The elegant beauty of Uzbek embroidery, of ancient origin with many elements of patterns and diversity of techniques, indicates the duration of the previous historical development of the craft and the richness of its traditions. Embroidery was spread mainly in the trade and craft towns and larger villages, ancient centers of settled agricultural culture of Uzbekistan, except in Khorezm.
Large decorative embroidery of urban settled peoples of Uzbekistan, depending on its function, is divided into several types. These are wall panels (suzani, nimsuzani, oy-palyak); bedspreads or pillow covers (ruyidzho, dzhoypush, gulkurpa, choyshab); tablecloths (sandalipush); wall friezes (zardevor or kirpech); prayer rugs (dzhoynamoz) and others.

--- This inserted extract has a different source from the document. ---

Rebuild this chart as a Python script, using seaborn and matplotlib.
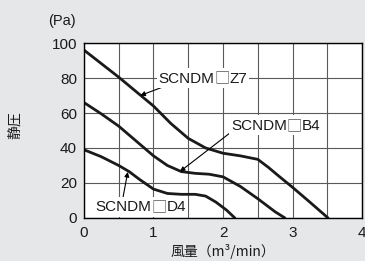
#!/usr/bin/env python3
"""Static pressure vs air flow curves (SCNDM series)."""
import matplotlib
matplotlib.use("Agg")
import matplotlib.pyplot as plt
import pandas as pd
import seaborn as sns
from matplotlib.offsetbox import AnnotationBbox, HPacker, TextArea
from matplotlib.ticker import MultipleLocator

# --- data ---
z7_flow = [0, 0.5, 1.0, 1.25, 1.5, 1.75, 2.0, 2.25, 2.5, 2.65, 2.8, 3.0, 3.25, 3.51]
z7_pres = [96, 80.5, 64, 54, 45.5, 40, 37, 35.5, 33.5, 29, 24, 17.5, 9, 0]

b4_flow = [0, 0.25, 0.5, 0.75, 1.0, 1.2, 1.4, 1.6, 1.8, 2.0, 2.25, 2.5, 2.75, 2.89]
b4_pres = [66, 59.5, 52.5, 44, 35.5, 30, 26.5, 25.5, 25, 23.5, 18, 11, 3.5, 0]

d4_flow = [0, 0.25, 0.5, 0.65, 0.8, 1.0, 1.2, 1.4, 1.6, 1.75, 1.9, 2.05, 2.17]
d4_pres = [39, 35, 30, 26.5, 22, 16.5, 14, 13.5, 13.5, 12.5, 9, 4.5, 0]

series_names = ["SCNDM\u25a1Z7", "SCNDM\u25a1B4", "SCNDM\u25a1D4"]
x_ticks = [0, 1, 2, 3, 4]
y_ticks = [0, 20, 40, 60, 80, 100]

BG = "#e6e7e9"
INK = "#1a1a1a"
LATIN = ["Liberation Sans", "Noto Sans CJK JP"]
CJK = ["Noto Sans CJK JP", "DejaVu Sans"]

sns.set_theme(style="white")
plt.rcParams["font.family"] = LATIN + ["DejaVu Sans"]

rows = []
for name, xs, ys in zip(series_names, [z7_flow, b4_flow, d4_flow],
                        [z7_pres, b4_pres, d4_pres]):
    for x, y in zip(xs, ys):
        rows.append({"model": name, "flow": x, "pressure": y})
df = pd.DataFrame(rows)

fig = plt.figure(figsize=(3.65, 2.61), dpi=100, facecolor=BG)
ax = fig.add_axes([0.230, 0.165, 0.762, 0.670])
ax.set_facecolor("white")

sns.lineplot(data=df, x="flow", y="pressure", units="model", estimator=None,
             sort=False, color=INK, linewidth=2.0, ax=ax, legend=False)

ax.set_xlim(0, 4)
ax.set_ylim(0, 100)
ax.set_xticks(x_ticks)
ax.xaxis.set_minor_locator(MultipleLocator(0.5))
ax.set_yticks(y_ticks)
ax.grid(True, which="both", color="#5a5a5a", linewidth=0.8)
ax.set_axisbelow(True)
for s in ax.spines.values():
    s.set_color("black")
    s.set_linewidth(1.0)
    s.set_zorder(5)
ax.tick_params(which="both", length=0, labelsize=11, colors=INK)
ax.tick_params(axis="x", pad=6)
ax.tick_params(axis="y", pad=5)

ax.set_xlabel("風量（m³/min）", fontsize=10, color=INK, family=CJK, labelpad=3)
ax.set_ylabel("静圧", fontsize=10, color=INK, family=CJK)
ax.yaxis.set_label_coords(-0.222, 0.53)
fig.text(62 / 365, 1 - 21 / 261, "(Pa)", fontsize=10.5, color=INK,
         ha="center", va="center")

arrow = dict(arrowstyle="-|>", lw=0.8, color="black", mutation_scale=7,
             shrinkA=0, shrinkB=0)
labels = [
    (series_names[0], (1.71, 80), (1.17, 75.4), (0.81, 70.0)),
    (series_names[1], (2.76, 53), (2.10, 48.6), (1.38, 26.5)),
    (series_names[2], (0.82, 6.3), (0.56, 11.4), (0.63, 26.3)),
]
for text, pos, start, tip in labels:
    ax.annotate("", xy=tip, xytext=start, arrowprops=arrow, zorder=6)
    head, tail = text.split("\u25a1")
    parts = [
        TextArea(head, textprops=dict(fontsize=11, color=INK, family=LATIN)),
        TextArea("\u25a1", textprops=dict(fontsize=11, color="#555555", family=CJK)),
        TextArea(tail, textprops=dict(fontsize=11, color=INK, family=LATIN)),
    ]
    pack = HPacker(children=parts, align="baseline", pad=0, sep=0)
    ab = AnnotationBbox(pack, pos, xycoords="data", frameon=True, pad=0.1,
                        box_alignment=(0.5, 0.5),
                        bboxprops=dict(fc="white", ec="none"), zorder=7)
    ax.add_artist(ab)

fig.savefig("out.png", dpi=100, facecolor=BG)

Among the small embroidered products are: bags for mirrors and combs (oyna-khalta, shona-khalta); skullcaps (duppi); towels and belts (belbog or qoziklungi) and embroidered edgings to decorate clothing items (dzhiyaks) and other.
The content of the ornament and embroidery composition solutions depended upon the utilitarian use of one or another kind. Large embroidery had a central field and rim.
The main motifs of embroidery are signs of astronomical origin (the sun, the moon, the stars in the form of large and small rosettes), floral, geometric patterns and stylized images of animals and birds.
The leading centers of the art of embroidery are Nurata, Bukhara, Samarkand, Shakhrisabz, Tashkent, Andijan, Ferghana, Jizzakh, Baysu and Karshi, where skilled embroidery by craftswomen developed in the nineteenth century.
A new specific pattern is formed in modern Uzbek embroidery. Thus, the embroidery products of craftspersons (Tashkent, Namangan), recreating the technology and decor of classic embroidery patterns of Nurata, Bukhara, Samarkand are aimed at a broad market demand.
In the Surkhandarya and Kashkadarya regions, traditions of hand embroidery from the mid twentieth-century are preserved to the present day and they are mainly intended for home use and for bridal dowries.